5. Defer personal income taxes on CLB-sheltered stock accumulations of area voters until the stock is distributed, sold and converted into spendable income. Allow the CLB participant a tax-free “roll-over” into a tax-exempt “Individual Retirement Account”, i.e., to further delay paying personal income taxes if the cash proceeds are re-invested into securities of other private sector equity investments. The objective here is to encourage savings and investment and to provide new sources for financing new ventures.
6. Similar to #5 above, provide a tax deferral to the seller of stock to a CLB (e.g., joint venture partners and other CLB investors) from any proceeds on the sale, provided that the seller re-invests the cash proceeds in securities of other productive enterprises within the Super Empowerment Zone. This simultaneously reinforces both the goal of expanded share ownership opportunities and of providing new sources for financing development within the zone.

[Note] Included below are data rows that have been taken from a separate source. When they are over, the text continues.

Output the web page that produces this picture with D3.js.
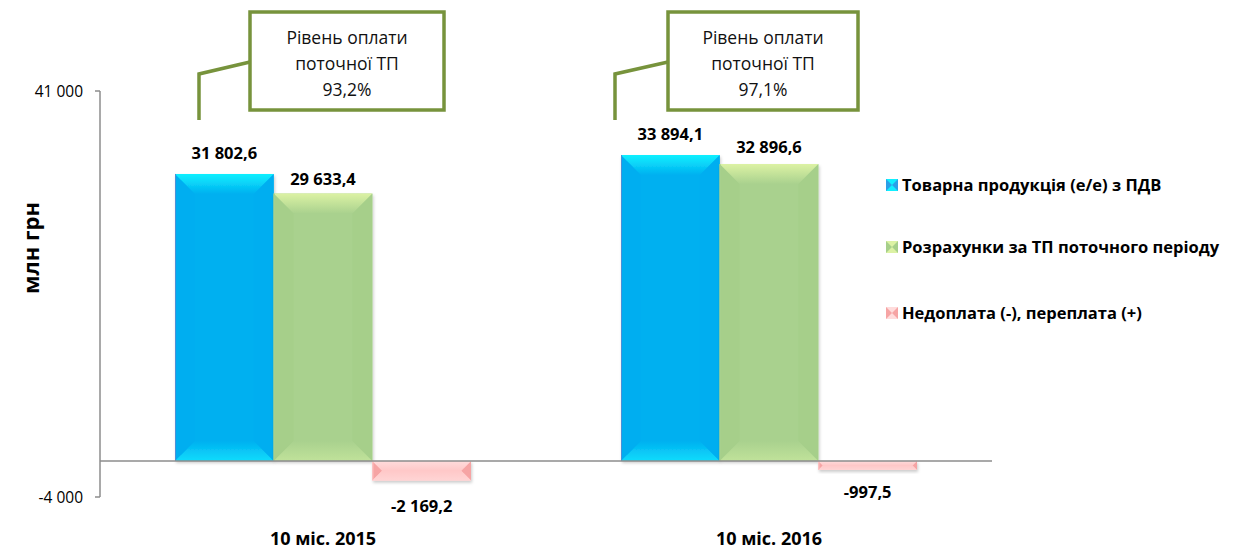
<!DOCTYPE html>
<html>
<head>
<meta charset="utf-8">
<script src="https://cdn.jsdelivr.net/npm/d3@7"></script>
<style>
  body { margin: 0; background: #fff; }
  svg text { font-family: "Open Sans", sans-serif; }
</style>
</head>
<body>
<div id="canvas"></div>
<script>
// chart data
var categories = ["10 міс. 2015", "10 міс. 2016"];
var seriesNames = ["Товарна продукція (е/е) з ПДВ", "Розрахунки за ТП поточного періоду", "Недоплата (-), переплата (+)"];
var seriesValues = [
  [31802.6, 33894.1],
  [29633.4, 32896.6],
  [-2169.2, -997.5]
];
var valueLabels = [
  ["31 802,6", "33 894,1"],
  ["29 633,4", "32 896,6"],
  ["-2 169,2", "-997,5"]
];
var payLevels = ["93,2%", "97,1%"];
var yTicks = [41000, -4000];
var yTickLabels = ["41 000", "-4 000"];

// colours per series
var palette = [
  { main: "#00b0f0", top: "#10f0ff", side: "#04aef0", bottom: "#10dcfc", edge: "#4a90d8" },
  { main: "#a9d18e", top: "#dcf2a4", side: "#a6cf8a", bottom: "#c0e29a", edge: "#a9d18e" },
  { main: "#ffc8c8", top: "#ffdcdc", side: "#f6a4a4", bottom: "#ffd4d4", edge: "#ffc8c8" }
];

var W = 1244, H = 549;

var svg = d3.select("#canvas").append("svg")
  .attr("width", W).attr("height", H);

var y = d3.scaleLinear().domain([-4000, 41000]).range([497, 91]);
var x0 = d3.scaleBand().domain(categories).range([100, 992]);
var x1 = d3.scaleBand().domain(d3.range(seriesNames.length)).range([75, 371]);

var defs = svg.append("defs");
var f = defs.append("filter").attr("id", "shadow").attr("x", "-10%").attr("y", "-10%").attr("width", "130%").attr("height", "150%");
f.append("feDropShadow").attr("dx", 1).attr("dy", 2).attr("stdDeviation", 1.5).attr("flood-color", "#000").attr("flood-opacity", 0.2);

palette.forEach(function(c, i) {
  var gt = defs.append("linearGradient").attr("id", "gt" + i).attr("x1", 0).attr("y1", 0).attr("x2", 0).attr("y2", 1);
  gt.append("stop").attr("offset", 0).attr("stop-color", c.top);
  gt.append("stop").attr("offset", 1).attr("stop-color", c.main);
  var gb = defs.append("linearGradient").attr("id", "gb" + i).attr("x1", 0).attr("y1", 1).attr("x2", 0).attr("y2", 0);
  gb.append("stop").attr("offset", 0).attr("stop-color", c.bottom);
  gb.append("stop").attr("offset", 1).attr("stop-color", c.main);
});

// bevelled bar
function bevelBar(g, bx, by, bw, bh, s, depth) {
  var col = palette[s];
  var b = Math.min(depth, bh / 2, bw / 2);
  var x2 = bx + bw, y2 = by + bh;
  g.append("rect").attr("x", bx).attr("y", by).attr("width", bw).attr("height", bh).attr("fill", col.main);
  g.append("polygon").attr("fill", col.side)
    .attr("points", [[bx, by], [bx + b, by + b], [bx + b, y2 - b], [bx, y2]].join(" "));
  g.append("polygon").attr("fill", col.side)
    .attr("points", [[x2, by], [x2 - b, by + b], [x2 - b, y2 - b], [x2, y2]].join(" "));
  g.append("polygon").attr("fill", "url(#gt" + s + ")")
    .attr("points", [[bx, by], [x2, by], [x2 - b, by + b], [bx + b, by + b]].join(" "));
  g.append("polygon").attr("fill", "url(#gb" + s + ")")
    .attr("points", [[bx, y2], [x2, y2], [x2 - b, y2 - b], [bx + b, y2 - b]].join(" "));
  g.append("line").attr("x1", bx + 0.5).attr("x2", bx + 0.5).attr("y1", by).attr("y2", y2)
    .attr("stroke", col.edge).attr("stroke-width", 1);
}

// bars
var barsG = svg.append("g");
seriesValues.forEach(function(vals, s) {
  vals.forEach(function(v, c) {
    var bx = x0(categories[c]) + x1(s);
    var bw = x1.bandwidth();
    var top = y(Math.max(0, v)), bot = y(Math.min(0, v));
    var g = barsG.append("g").attr("filter", "url(#shadow)");
    bevelBar(g, bx, top, bw, bot - top, s, 20);
  });
});

// axes lines
svg.append("line").attr("x1", 100).attr("x2", 992).attr("y1", y(0)).attr("y2", y(0))
  .attr("stroke", "#8c8c8c").attr("stroke-width", 1.5);
svg.append("line").attr("x1", 100).attr("x2", 100).attr("y1", y(41000)).attr("y2", y(-4000))
  .attr("stroke", "#8c8c8c").attr("stroke-width", 1.5);
yTicks.forEach(function(t, i) {
  svg.append("line").attr("x1", 95).attr("x2", 100).attr("y1", y(t)).attr("y2", y(t))
    .attr("stroke", "#8c8c8c").attr("stroke-width", 1.5);
  svg.append("text").attr("x", 83).attr("y", y(t) + 5.5).attr("text-anchor", "end")
    .attr("font-size", 15.5).attr("fill", "#000").text(yTickLabels[i]);
});

// y title
svg.append("text").attr("transform", "translate(39,248) rotate(-90)")
  .attr("text-anchor", "middle").attr("font-size", 22).attr("font-weight", "bold")
  .text("млн грн");

// category labels
categories.forEach(function(c) {
  svg.append("text").attr("x", x0(c) + x0.bandwidth() / 2).attr("y", 545)
    .attr("text-anchor", "middle").attr("font-size", 18).attr("font-weight", "bold").text(c);
});

// value labels
var labelOffsets = [[-15, -15], [-9, -11], [32, 28]];
seriesValues.forEach(function(vals, s) {
  vals.forEach(function(v, c) {
    var cx = x0(categories[c]) + x1(s) + x1.bandwidth() / 2;
    svg.append("text").attr("x", cx).attr("y", y(v) + labelOffsets[s][c]).attr("text-anchor", "middle")
      .attr("font-size", 16.5).attr("font-weight", "bold").text(valueLabels[s][c]);
  });
});

// callouts
var callouts = [
  { box: [250, 12, 194, 98], line: [[250, 62], [199, 74], [199, 120]] },
  { box: [668, 12, 190, 98], line: [[668, 62], [615, 74], [615, 120]] }
];
callouts.forEach(function(co, i) {
  svg.append("polyline").attr("points", co.line.join(" ")).attr("fill", "none")
    .attr("stroke", "#77933c").attr("stroke-width", 3.5);
  svg.append("rect").attr("x", co.box[0]).attr("y", co.box[1]).attr("width", co.box[2]).attr("height", co.box[3])
    .attr("fill", "#fff").attr("stroke", "#77933c").attr("stroke-width", 3.5);
  var cx = co.box[0] + co.box[2] / 2;
  ["Рівень оплати", "поточної ТП", payLevels[i]].forEach(function(t, k) {
    svg.append("text").attr("x", cx).attr("y", 44 + k * 26).attr("text-anchor", "middle")
      .attr("font-size", 17.5).attr("fill", "#111").text(t);
  });
});

// legend
var legendY = [185, 247, 313];
seriesNames.forEach(function(n, s) {
  var g = svg.append("g");
  var ly = legendY[s];
  var col = palette[s];
  var lx = 886, sz = 12;
  g.append("rect").attr("x", lx).attr("y", ly - sz / 2).attr("width", sz).attr("height", sz).attr("fill", col.top);
  var sc = s === 0 ? "#2aa0e8" : col.side;
  g.append("polygon").attr("fill", sc)
    .attr("points", [[lx, ly - sz / 2], [lx + sz / 2, ly], [lx, ly + sz / 2]].join(" "));
  g.append("polygon").attr("fill", sc)
    .attr("points", [[lx + sz, ly - sz / 2], [lx + sz / 2, ly], [lx + sz, ly + sz / 2]].join(" "));
  g.append("text").attr("x", 902).attr("y", ly + 6).attr("font-size", 16.5).attr("font-weight", "bold").text(n);
});
</script>
</body>
</html>
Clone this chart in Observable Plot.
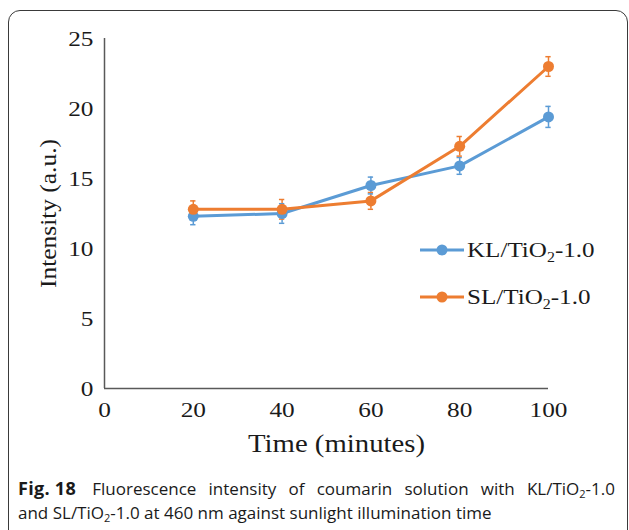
<!DOCTYPE html>
<html>
<head>
<meta charset="utf-8">
<script src="https://cdn.jsdelivr.net/npm/d3@7"></script>
<script src="https://cdn.jsdelivr.net/npm/@observablehq/plot@0.6"></script>
<style>
  html, body { margin: 0; padding: 0; background: #fff; }
  #figure { position: relative; width: 629px; height: 530px; overflow: hidden; }
  #frame {
    position: absolute; left: 8px; top: 10px; width: 620px; height: 560px;
    border: 1.5px solid #3a3a3a; border-radius: 12px; box-sizing: border-box;
  }
  #chart { position: absolute; left: 0; top: 0; }
  #legend {
    position: absolute; left: 420px; top: 226px;
    font-family: "Liberation Serif", "Times New Roman", serif; font-size: 22px; color: #1a1a1a;
  }
  .entry { display: flex; align-items: center; height: 47px; }
  .entry svg { flex: none; }
  .entry span { display: inline-block; transform: scaleX(1.14); transform-origin: left center; margin-left: 3px; white-space: nowrap; }
  .entry sub { font-size: 14px; vertical-align: -5px; line-height: 0; }
  #caption {
    position: absolute; left: 18px; top: 476px; width: 597px;
    font-family: "Open Sans", "Noto Sans", sans-serif; font-size: 17px; line-height: 24px; color: #1a1a1a;
  }
  #caption .full { text-align: justify; text-align-last: justify; white-space: nowrap; }
  #caption .last { white-space: nowrap; }
  #caption b { display: inline-block; font-weight: 700; font-size: 18px; letter-spacing: 0.3px; margin-right: 4px; }
  #caption sub { font-size: 11px; vertical-align: -3px; line-height: 0; }
</style>
</head>
<body>
<div id="figure">
  <div id="chart"></div>
  <div id="legend"></div>
  <div id="frame"></div>
  <div id="caption"></div>
</div>
<script>
// Sampling times (minutes)
const times = [20, 40, 60, 80, 100];
// Fluorescence intensity (a.u.) and error bar half-widths for each sample
const klIntensity = [12.3, 12.5, 14.5, 15.9, 19.4];
const klError = [0.6, 0.7, 0.6, 0.6, 0.75];
const slIntensity = [12.8, 12.8, 13.4, 17.3, 23.0];
const slError = [0.6, 0.7, 0.6, 0.7, 0.7];
const seriesNames = ["KL/TiO₂-1.0", "SL/TiO₂-1.0"];
const seriesColors = ["#5b9bd5", "#ed7d31"];
const xTicks = [0, 20, 40, 60, 80, 100];
const yTicks = [0, 5, 10, 15, 20, 25];
const xLabel = "Time (minutes)";
const yLabel = "Intensity (a.u.)";
const captionLead = "Fig. 18";
const captionLines = [
  "Fluorescence intensity of coumarin solution with KL/TiO₂-1.0",
  "and SL/TiO₂-1.0 at 460 nm against sunlight illumination time"
];

const rows = [
  ...times.map((t, i) => ({series: seriesNames[0], time: t, value: klIntensity[i], err: klError[i]})),
  ...times.map((t, i) => ({series: seriesNames[1], time: t, value: slIntensity[i], err: slError[i]}))
];

const serif = "'Liberation Serif', 'Times New Roman', serif";
const axisColor = "#595959";
const capHalf = 0.6;

const plot = Plot.plot({
  width: 629,
  height: 465,
  marginLeft: 104,
  marginRight: 81,
  marginTop: 38,
  marginBottom: 77,
  style: {fontFamily: serif, fontSize: "22px", color: "#1a1a1a", background: "transparent", overflow: "visible"},
  x: {domain: [0, 100], ticks: xTicks, tickSize: 0, tickPadding: 13, label: null},
  y: {domain: [0, 25], ticks: yTicks, tickSize: 0, tickPadding: 11, label: null},
  color: {domain: seriesNames, range: seriesColors},
  marks: [
    Plot.ruleX([0], {y1: 0, y2: 25, stroke: axisColor, strokeWidth: 1.5}),
    Plot.ruleY([0], {x1: 0, x2: 100, stroke: axisColor, strokeWidth: 1.5}),
    // error bars with small caps
    Plot.ruleX(rows, {x: "time", y1: d => d.value - d.err, y2: d => d.value + d.err, stroke: "series", strokeWidth: 1.5}),
    Plot.ruleY(rows, {y: d => d.value + d.err, x1: d => d.time - capHalf, x2: d => d.time + capHalf, stroke: "series", strokeWidth: 1.5}),
    Plot.ruleY(rows, {y: d => d.value - d.err, x1: d => d.time - capHalf, x2: d => d.time + capHalf, stroke: "series", strokeWidth: 1.5}),
    Plot.line(rows, {x: "time", y: "value", z: "series", stroke: "series", strokeWidth: 3}),
    Plot.dot(rows, {x: "time", y: "value", fill: "series", r: 5.5}),
    Plot.text([xLabel], {frameAnchor: "bottom", textAnchor: "middle", lineAnchor: "middle", dx: 10, dy: 55, fontSize: 25, fill: "#1a1a1a"}),
    Plot.text([yLabel], {frameAnchor: "left", textAnchor: "middle", lineAnchor: "middle", rotate: -90, dx: -56, fontSize: 24, fill: "#1a1a1a"})
  ]
});

// The serif lettering in this figure is set slightly wide.
plot.querySelectorAll("text").forEach(t => {
  const tr = t.getAttribute("transform") || "";
  const x = +t.getAttribute("x") || 0, y = +t.getAttribute("y") || 0;
  const k = tr.includes("rotate") ? 1.06 : 1.15;
  t.setAttribute("transform", `${tr} translate(${x},${y}) scale(${k},1) translate(${-x},${-y})`);
});
document.getElementById("chart").appendChild(plot);

const sub = s => s.replace(/₂/g, "<sub>2</sub>");

// Legend
const legend = document.getElementById("legend");
seriesNames.forEach((name, i) => {
  const row = document.createElement("div");
  row.className = "entry";
  row.innerHTML = `<svg width="44" height="14"><line x1="0" x2="44" y1="7" y2="7" stroke="${seriesColors[i]}" stroke-width="3"/><circle cx="22" cy="7" r="5.5" fill="${seriesColors[i]}"/></svg><span>${sub(name)}</span>`;
  legend.appendChild(row);
});

document.getElementById("caption").innerHTML =
  `<div class="full"><b>${captionLead}</b> ${sub(captionLines[0])}</div>` +
  `<div class="last">${sub(captionLines[1])}</div>`;
</script>
</body>
</html>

7. Require an annual independent professional appraisal of the fair market value of CLB shares and provide regulatory oversight of CLBs to minimize abuses, promote understanding, disseminate reliable information on the CLB among area voters, and generally protect the property rights of CLB participants.
8. Monetize private sector productive credit by making “eligible” CLB and ESOP loans (as determined and allocated by local banks) within Super Empowerment Zones eligible for discounting under Section 13 of the Federal Reserve Act. New money issuances would be subject to 100% reserve requirement and made at a discount rate limited to a low Fed “servicing fee.” This reform would radically reduce capital credit costs, accelerate private sector growth rates and increase the competitiveness of enterprises within Super Empowerment Zones, reduce dependency on tax subsidies, and broaden citizen participation in capital ownership and profits.